VisionMouse is a hardware + software system designed to help visually impaired users explore complex visual data such as charts, maps, dashboards, and technical drawings.
The system replaces slow, linear screen reader navigation with spatial exploration using tactile and adaptive audio feedback.
- Desktop UI (PySide6)
- Screenshot capture
- Multi-agent Gemini image analysis
- Grid-based intensity + relevance mapping
- ElevenLabs text-to-speech and sound effects
- WebSocket communication with Raspberry Pi
- Optical motion / trackball input
- Servo motor tactile feedback
- Vibration motor support
- Speaker output
- Real-time feedback loop
- The user captures a screenshot of visual content.
- The system analyzes the image using a multi-agent pipeline powered by Gemini.
- The user selects a factor to explore (e.g., intensity, density, borders).
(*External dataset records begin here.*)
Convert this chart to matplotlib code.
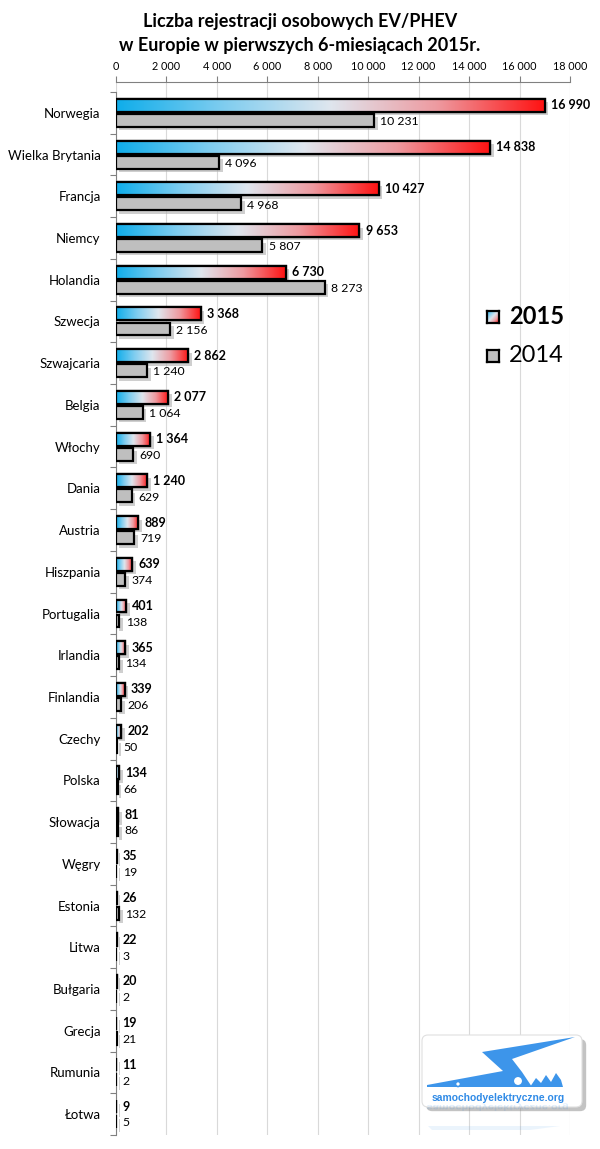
import numpy as np
import matplotlib
matplotlib.use("Agg")
import matplotlib.pyplot as plt
import matplotlib.patheffects as pe
from matplotlib.colors import LinearSegmentedColormap
from matplotlib.patches import FancyBboxPatch, Polygon, Circle, PathPatch
from matplotlib.textpath import TextPath
from matplotlib.font_manager import FontProperties
from matplotlib.transforms import Affine2D

plt.rcParams['font.family'] = ['Lato', 'DejaVu Sans']

countries = ['Norwegia', 'Wielka Brytania', 'Francja', 'Niemcy', 'Holandia', 'Szwecja',
             'Szwajcaria', 'Belgia', 'Włochy', 'Dania', 'Austria', 'Hiszpania', 'Portugalia',
             'Irlandia', 'Finlandia', 'Czechy', 'Polska', 'Słowacja', 'Węgry', 'Estonia',
             'Litwa', 'Bułgaria', 'Grecja', 'Rumunia', 'Łotwa']
values_2015 = [16990, 14838, 10427, 9653, 6730, 3368, 2862, 2077, 1364, 1240, 889, 639, 401,
               365, 339, 202, 134, 81, 35, 26, 22, 20, 19, 11, 9]
values_2014 = [10231, 4096, 4968, 5807, 8273, 2156, 1240, 1064, 690, 629, 719, 374, 138,
               134, 206, 50, 66, 86, 19, 132, 3, 2, 21, 2, 5]
x_ticks = [0, 2000, 4000, 6000, 8000, 10000, 12000, 14000, 16000, 18000]


def fmt(v):
    return f"{v:,}".replace(",", " ")


W, H = 600, 1149
fig = plt.figure(figsize=(6, 11.49), dpi=100)
ax = fig.add_axes([116 / W, 1 - 1135 / H, (570 - 116) / W, (1135 - 82) / H])

cmap = LinearSegmentedColormap.from_list(
    "ev", ['#0fadea', '#7fcdf0', '#dfe6ee', '#ee9aa0', '#ff1212'])
grad = np.linspace(0, 1, 256).reshape(1, -1)

y = np.arange(len(countries))
off, h = 0.18, 0.31
shadow = [pe.SimplePatchShadow(offset=(2.5, -2.5), shadow_rgbFace='#b0b0b0', alpha=0.6),
          pe.Normal()]

bars15 = ax.barh(y - off, values_2015, height=h, color='white', edgecolor='black',
                 linewidth=1.6, zorder=2, path_effects=shadow)
for b in bars15:
    x0, y0, w, hh = b.get_x(), b.get_y(), b.get_width(), b.get_height()
    im = ax.imshow(grad, extent=(x0, x0 + w, y0 + hh, y0), aspect='auto', cmap=cmap,
                   zorder=2.5, interpolation='bilinear')
    im.set_clip_path(b)
ax.barh(y - off, values_2015, height=h, color='none', edgecolor='black', linewidth=1.6,
        zorder=3)
ax.barh(y + off, values_2014, height=h, color='#bfbfbf', edgecolor='black', linewidth=1.6,
        zorder=3, path_effects=shadow)

for i in range(len(countries)):
    ax.text(values_2015[i] + 240, y[i] - off, fmt(values_2015[i]), va='center', ha='left',
            fontsize=9, fontweight='bold', zorder=4)
    ax.text(values_2014[i] + 240, y[i] + off + 0.03, fmt(values_2014[i]), va='center',
            ha='left', fontsize=8.8, zorder=4)

ax.set_xlim(0, 18000)
ax.set_ylim(24.5, -0.74)
ax.xaxis.tick_top()
ax.set_xticks(x_ticks)
ax.set_xticklabels([fmt(t) for t in x_ticks], fontsize=7.8)
ax.tick_params(axis='x', direction='out', length=4, width=0.8, color='#808080', pad=3)
ax.grid(axis='x', color='#d9d9d9', linewidth=0.8, zorder=0)
ax.set_axisbelow(True)

ax.set_yticks(y)
ax.set_yticklabels(countries, fontsize=9.5)
ax.tick_params(axis='y', length=0, pad=11)
ax.set_yticks(np.arange(-0.5, len(countries), 1), minor=True)
ax.tick_params(axis='y', which='minor', length=4, width=0.8, color='#808080')

for s in ['right', 'bottom']:
    ax.spines[s].set_visible(False)
ax.spines['top'].set_color('#808080')
ax.spines['left'].set_color('#808080')
ax.spines['top'].set_bounds(0, 18000)
ax.spines['left'].set_bounds(24.5, -0.5)

fig.text(300 / W, 1 - 22 / H, "Liczba rejestracji osobowych EV/PHEV", ha='center', va='center',
         fontsize=13, fontweight='bold')
fig.text(300 / W, 1 - 46 / H, "w Europie w pierwszych 6-miesiącach 2015r.", ha='center',
         va='center', fontsize=13, fontweight='bold')

# legend
lg1 = fig.add_axes([487 / W, 1 - 323 / H, 12 / W, 12 / H])
lg1.imshow(np.linspace(0, 1, 64).reshape(1, -1) + np.linspace(0, 1, 64).reshape(-1, 1),
           cmap=cmap, aspect='auto', interpolation='bilinear')
lg1.set_xticks([]); lg1.set_yticks([])
for s in lg1.spines.values():
    s.set_linewidth(1.6)
lg2 = fig.add_axes([487 / W, 1 - 362 / H, 12 / W, 12 / H])
lg2.set_facecolor('#bfbfbf')
lg2.set_xticks([]); lg2.set_yticks([])
for s in lg2.spines.values():
    s.set_linewidth(1.6)
fig.text(509 / W, 1 - 316 / H, "2015", fontsize=17, fontweight='bold', va='center')
fig.text(509 / W, 1 - 355 / H, "2014", fontsize=17, va='center')

# logo (drawn in figure pixel coordinates)
lax = fig.add_axes([410 / W, 0, 190 / W, 119 / H])
lax.set_xlim(410, 600)
lax.set_ylim(1149, 1030)
lax.axis('off')
lax.add_patch(FancyBboxPatch((422, 1035), 160, 72, boxstyle="round,pad=0,rounding_size=6",
                             facecolor='white', edgecolor='#e0e0e0', linewidth=0.8,
                             path_effects=[pe.SimplePatchShadow(offset=(3, -3),
                                                                shadow_rgbFace='#888888',
                                                                alpha=0.5), pe.Normal()]))
blue = '#3d95ea'
lax.add_patch(Polygon([(575, 1037), (482, 1052), (503, 1071), (427, 1085), (427, 1087),
                       (532, 1087), (522, 1072), (512, 1059)],
                      closed=True, facecolor=blue, edgecolor='none'))
lax.add_patch(Circle((518, 1081), 5, facecolor='white', edgecolor=blue, linewidth=1.5))
lax.add_patch(Circle((458, 1084), 2.5, facecolor='white', edgecolor=blue, linewidth=1.2))
lax.add_patch(Polygon([(530, 1087), (536, 1078), (541, 1083), (546, 1075), (551, 1082),
                       (556, 1073), (561, 1080), (563, 1087)], facecolor=blue,
                      edgecolor='none'))
lax.text(498, 1098, "samochodyelektryczne.org", ha='center', va='center', fontsize=7.4,
         fontweight='bold', color='#2f8ae6', family=['Liberation Sans', 'DejaVu Sans'])
tp = TextPath((0, 0), "samochodyelektryczne.org", size=8,
              prop=FontProperties(family='Liberation Sans', weight='bold'))
bb = tp.get_extents()
tr = Affine2D().translate(-bb.x0, 0).scale(141 / bb.width, 1.0).translate(427, 1105)
lax.add_patch(PathPatch(tr.transform_path(tp), facecolor='#2f8ae6', edgecolor='none',
                        alpha=0.15))
lax.add_patch(Polygon([(428, 1126), (560, 1126), (530, 1130), (432, 1130)], facecolor=blue,
                      edgecolor='none', alpha=0.1))

fig.savefig("out.png", dpi=100, facecolor='white')
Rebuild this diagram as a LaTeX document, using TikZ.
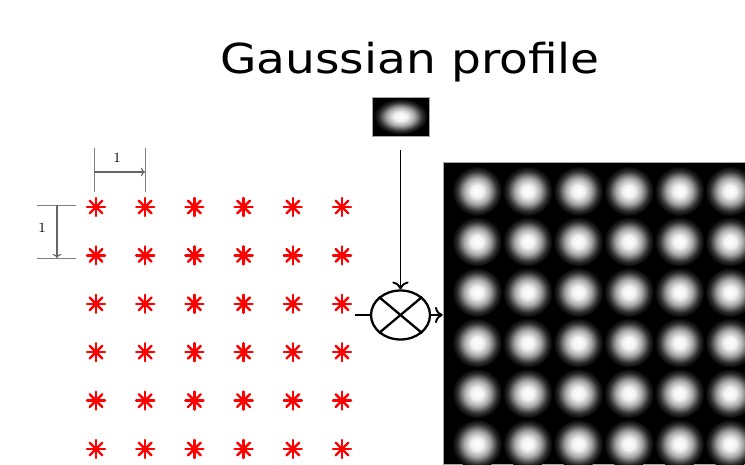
\documentclass[tikz,border=0pt]{standalone}
\usepackage{fontspec}
\newfontfamily\titlefont{DejaVu Sans}
\usetikzlibrary{positioning, arrows.meta, shapes.geometric}

\pgfdeclareradialshading{spot}{\pgfpoint{0bp}{0bp}}{color(0bp)=(white); color(6bp)=(white!95!black); color(13bp)=(black!35); color(20bp)=(black!82); color(25bp)=(black); color(50bp)=(black)}

\begin{document}
\begin{tikzpicture}[
    x=0.02cm, y=-0.02cm,
    title/.style={font=\titlefont\fontsize{23.5}{28}\selectfont, inner sep=0pt, anchor=base},
    img/.style={rectangle, fill=black, draw=black!35, line width=0.4pt, inner sep=0pt},
    mult/.style={ellipse, draw=black, line width=1.3pt, minimum width=1.18cm, minimum height=0.98cm, inner sep=0pt},
    arr/.style={-{To[scale=1.1]}, line width=1.1pt, draw=black},
    dim/.style={draw=black!50, line width=0.5pt},
    dimarr/.style={-{To[scale=0.8]}, draw=black!60, line width=0.6pt},
    dimlab/.style={font=\fontsize{8}{9}\selectfont, inner sep=1pt},
    spoke/.style={draw=red, line width=1.4pt, line cap=round}
]
    \useasboundingbox (0,0) rectangle (745,464);

    \node[title] (title) at (410,73) {\scalebox{1.14}[1]{Gaussian profile}};

    \node[img, minimum width=1.14cm, minimum height=0.78cm] (profile) at (400.5,116.5) {};
    \shade[shading=spot] (profile.center) ellipse (27 and 18);

    \node[img, minimum width=6.04cm, minimum height=6.04cm] (outimg) at (594,313) {};
    \begin{scope}
        \clip (outimg.north west) rectangle (outimg.south east);
        \foreach \i in {0,...,5}
            \foreach \j in {0,...,5}
                \shade[shading=spot] (477+50.6*\i, 191+50.6*\j) circle (25);
    \end{scope}

    \foreach \i in {0,...,5}
        \foreach \j in {0,...,5} {
            \foreach \a in {0,45,90,135}
                \draw[spoke] (96+49.2*\i, 207+48.4*\j) ++(\a:9) -- ++(\a+180:18);
            \fill[red] (96+49.2*\i, 207+48.4*\j) circle (3.5);
        }

    \node[mult] (mult) at (400.5,315) {};
    \draw[line width=1.3pt] (mult.north west) -- (mult.south east) (mult.north east) -- (mult.south west);

    \coordinate (latt) at (355,315);
    \draw[line width=1.1pt] (latt) -- (mult.west);
    \draw[arr] (mult.east) -- (outimg.west |- mult.east);
    \draw[arr, shorten <=0.28cm] (profile.south) -- (mult.north);

    \draw[dim] (94,148) -- (94,192) (145,148) -- (145,192);
    \coordinate (hx0) at (94,172);
    \coordinate (hx1) at (145,172);
    \draw[dimarr] (hx0) -- (hx1);
    \node[dimlab] (hlab) at (117,158) {1};

    \draw[dim] (37,205) -- (76,205) (37,258) -- (76,258);
    \coordinate (vy0) at (57,205);
    \coordinate (vy1) at (57,258);
    \draw[dimarr] (vy0) -- (vy1);
    \node[dimlab] (vlab) at (42,228) {1};
\end{tikzpicture}
\end{document}
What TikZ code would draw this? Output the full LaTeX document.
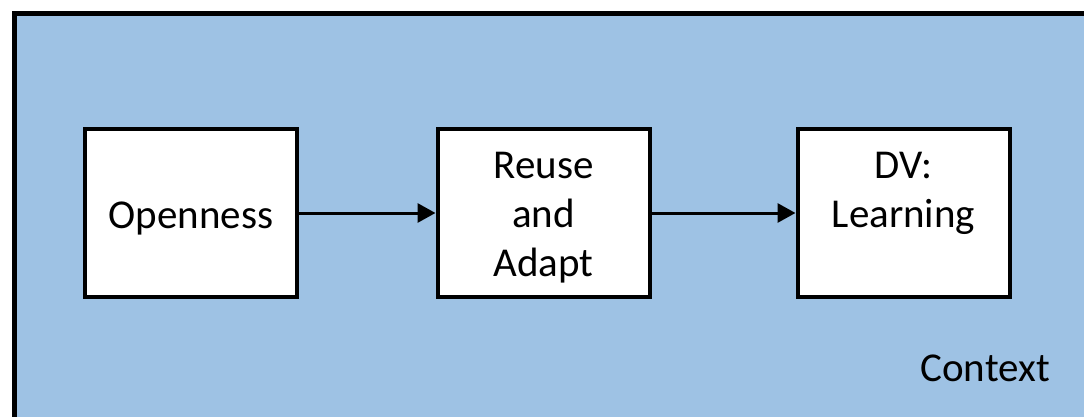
\documentclass[tikz,border=0pt]{standalone}
\usepackage{fontspec}
\setmainfont{Carlito}
\usetikzlibrary{arrows.meta}
\definecolor{ctxblue}{RGB}{158,194,228}
\begin{document}
\begin{tikzpicture}[x=1pt,y=-1pt,
  box/.style={draw=black,fill=white,line width=4pt,minimum width=212pt,minimum height=168pt,inner sep=0pt},
  lbl/.style={align=center,font=\fontsize{41}{49}\selectfont,inner sep=0pt},
  conn/.style={line width=3pt,-{Triangle[length=18pt,width=19pt]}}]
\useasboundingbox (0,0) rectangle (1084,417);
\begin{scope}
\clip (0,0) rectangle (1084,417);
\fill[white] (0,0) rectangle (1084,417);
\draw[line width=5pt,fill=ctxblue] (14,14) rectangle (1100,419);
\end{scope}
\node[box] (open) at (191,213) {};
\node[box] (reuse) at (543.5,213) {};
\node[box] (dv) at (903.5,213) {};
\node[lbl] (opentext) at ([yshift=-5pt]open.center) {Openness};
\node[lbl] (reusetext) at ([yshift=-5pt]reuse.center) {Reuse\\and\\Adapt};
\node[lbl] (dvtext) at ([yshift=20pt]dv.center) {DV:\\Learning};
\node[lbl,anchor=base east] (ctx) at (1050,381) {Context};
\draw[conn] (open.east) -- (reuse.west);
\draw[conn] (reuse.east) -- (dv.west);
\end{tikzpicture}
\end{document}
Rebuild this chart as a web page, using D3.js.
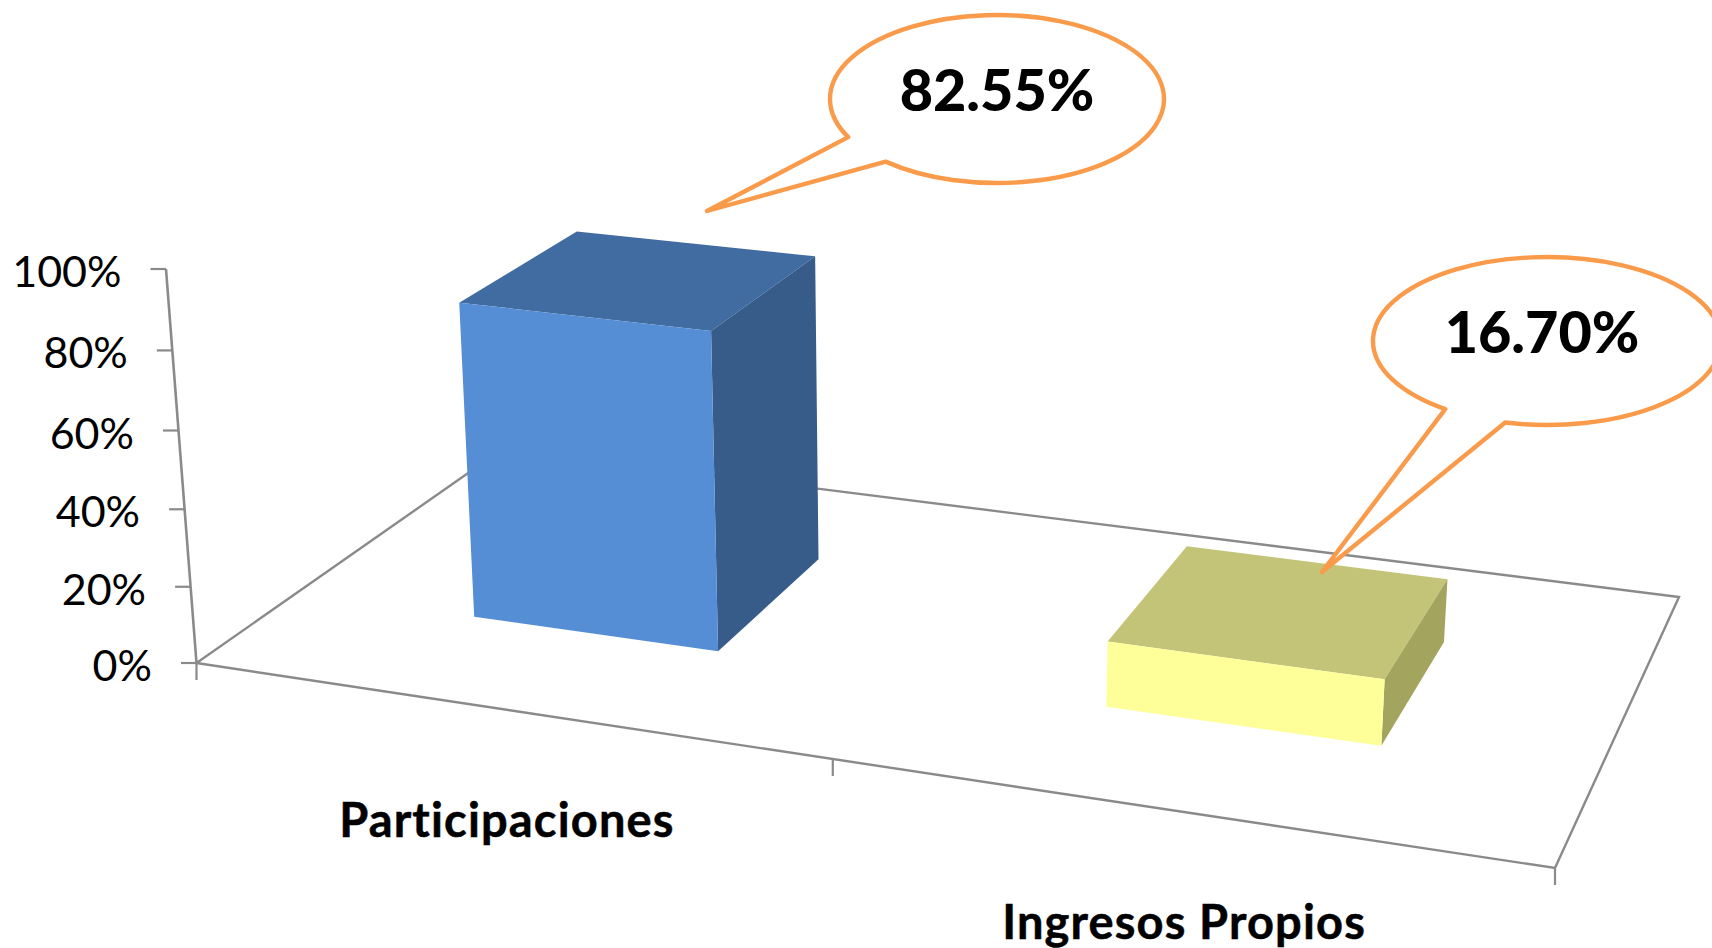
<!DOCTYPE html>
<html><head><meta charset="utf-8">
<script src="https://cdn.jsdelivr.net/npm/d3@7/dist/d3.min.js"></script>
<style>html,body{margin:0;padding:0;background:#fff;overflow:hidden}svg{display:block}text{font-family:Lato,"Open Sans",sans-serif;fill:#000;font-variant-ligatures:none}</style>
</head><body><svg id="c" width="1712" height="948"></svg>
<script>
// Data
const categories = ["Participaciones", "Ingresos Propios"];
const values = [82.55, 16.70];
const valueLabels = ["82.55%", "16.70%"];
const yTicks = [0, 20, 40, 60, 80, 100];
const yTickLabels = ["0%", "20%", "40%", "60%", "80%", "100%"];
const frontColors = ["#558ED5", "#FFFF99"];
const topColors = ["#416CA1", "#C3C477"];
const sideColors = ["#375C8A", "#A3A55F"];

// Perspective frame: floor corners and vanishing point of the vertical direction
const floorA = [196.5, 663], floorB = [1555, 868], floorC = [1679, 597], floorD = [502.5, 449];
const vanish = [924, 10060], kW = -0.04024;
const dx1 = floorB[0]-floorC[0], dx2 = floorD[0]-floorC[0], sx = floorA[0]-floorB[0]+floorC[0]-floorD[0];
const dy1 = floorB[1]-floorC[1], dy2 = floorD[1]-floorC[1], sy = floorA[1]-floorB[1]+floorC[1]-floorD[1];
const det = dx1*dy2-dx2*dy1;
const hg = (sx*dy2-dx2*sy)/det, hh = (dx1*sy-sx*dy1)/det;
const ha = floorB[0]-floorA[0]+hg*floorB[0], hb = floorD[0]-floorA[0]+hh*floorD[0];
const hd = floorB[1]-floorA[1]+hg*floorB[1], he = floorD[1]-floorA[1]+hh*floorD[1];
function project(u, v, w) {
  const den = hg*u + hh*v + 1 + w*kW;
  return [(ha*u + hb*v + floorA[0] + w*kW*vanish[0]) / den,
          (hd*u + he*v + floorA[1] + w*kW*vanish[1]) / den];
}

const xBand = d3.scaleBand().domain(categories).range([0, 1]).paddingInner(0.6).paddingOuter(0.3);
const wScale = d3.scaleLinear().domain([0, 100]).range([0, 1]);
const depth = [0.3, 0.7];

const svg = d3.select("#c");
const line = d3.line();
const grey = "#8A8A8A";

// floor frame
svg.append("path").attr("d", line([floorA, floorB, floorC, floorD]) + "Z")
  .attr("fill", "none").attr("stroke", grey).attr("stroke-width", 2.4);

// y axis
const yG = svg.append("g");
yG.append("path").attr("d", line(yTicks.map(t => project(0, 0, wScale(t)))))
  .attr("fill", "none").attr("stroke", grey).attr("stroke-width", 2.6);
yTicks.forEach((t, i) => {
  const p = project(0, 0, wScale(t));
  yG.append("line").attr("x1", p[0]-15.5).attr("x2", p[0]).attr("y1", p[1]).attr("y2", p[1])
    .attr("stroke", grey).attr("stroke-width", 2.2);
  yG.append("text").attr("x", p[0]-44.5).attr("y", p[1]+18).attr("text-anchor", "end")
    .attr("font-size", 43).text(yTickLabels[i]);
});

// x ticks
d3.range(0, 1.01, 0.5).forEach(u => {
  const p = project(u, 0, 0);
  svg.append("line").attr("x1", p[0]).attr("x2", p[0]).attr("y1", p[1]).attr("y2", p[1]+17)
    .attr("stroke", grey).attr("stroke-width", 2.2);
});

// x labels
categories.forEach(c => {
  const p = project(xBand(c)+xBand.bandwidth()/2, 0, 0);
  svg.append("text").attr("x", p[0]+2).attr("y", p[1]+127).attr("text-anchor", "middle")
    .attr("font-size", 47).attr("font-weight", 700).attr("letter-spacing", 1.15)
    .attr("stroke", "#000").attr("stroke-width", 0.5).text(c);
});

// bars
categories.forEach((c, i) => {
  const u0 = xBand(c), u1 = u0+xBand.bandwidth(), w = wScale(values[i]);
  const [v0, v1] = depth;
  const poly = (pts, fill) => svg.append("path").attr("d", line(pts.map(a => project(...a))) + "Z").attr("fill", fill);
  poly([[u0,v0,w],[u1,v0,w],[u1,v1,w],[u0,v1,w]], topColors[i]);
  poly([[u1,v0,0],[u1,v1,0],[u1,v1,w],[u1,v0,w]], sideColors[i]);
  poly([[u0,v0,0],[u1,v0,0],[u1,v0,w],[u0,v0,w]], frontColors[i]);
});

// callouts
const calloutCentre = [[997, 99], [1547, 341]];
const calloutTip = [[707, 211], [1322, 572]];
const calloutRadii = [[167, 84], [174, 84]];
const calloutAngles = [[153, 131.8], [125.8, 103.9]];
const labelOffset = [[0, 12], [-5, 12]];
categories.forEach((c, i) => {
  const [cx, cy] = calloutCentre[i];
  const [rx, ry] = calloutRadii[i];
  const pt = d => [cx+rx*Math.cos(d*Math.PI/180), cy+ry*Math.sin(d*Math.PI/180)];
  const p1 = pt(calloutAngles[i][0]), p2 = pt(calloutAngles[i][1]);
  const tip = calloutTip[i];
  svg.append("path")
    .attr("d", `M${p1}A${rx} ${ry} 0 1 1 ${p2}L${tip}Z`)
    .attr("fill", "#fff").attr("stroke", "#F99B4A").attr("stroke-width", 4.4).attr("stroke-linejoin", "round");
  svg.append("text").attr("x", cx+labelOffset[i][0]).attr("y", cy+labelOffset[i][1])
    .attr("text-anchor", "middle").attr("font-size", 57.5).attr("font-weight", 900).text(valueLabels[i]);
});
</script></body></html>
- Moving the device produces:
- Continuous audio intensity changes
- Tactile feedback for non-relevant areas
- On-demand AI-generated descriptions
The grid-based approach allows fast spatial interaction without repeatedly sending cropped images to the model.
- Python
- Raspberry Pi 5
- PySide6
- Google Gemini API
- ElevenLabs API
- WebSockets
- GPIO / PWM control
cd Computer pip install -r requirements.txt python app.py
Create a .env file with:
GOOGLE_API_KEY=your_key ELEVENLABS_API_KEY=your_key
cd RaspberryPi pip install -r requirements.txt python main.py
Ensure GPIO permissions, PWM, and audio output are configured properly.
VisionMouse is an experimental prototype developed for accessibility-focused exploration of visual data.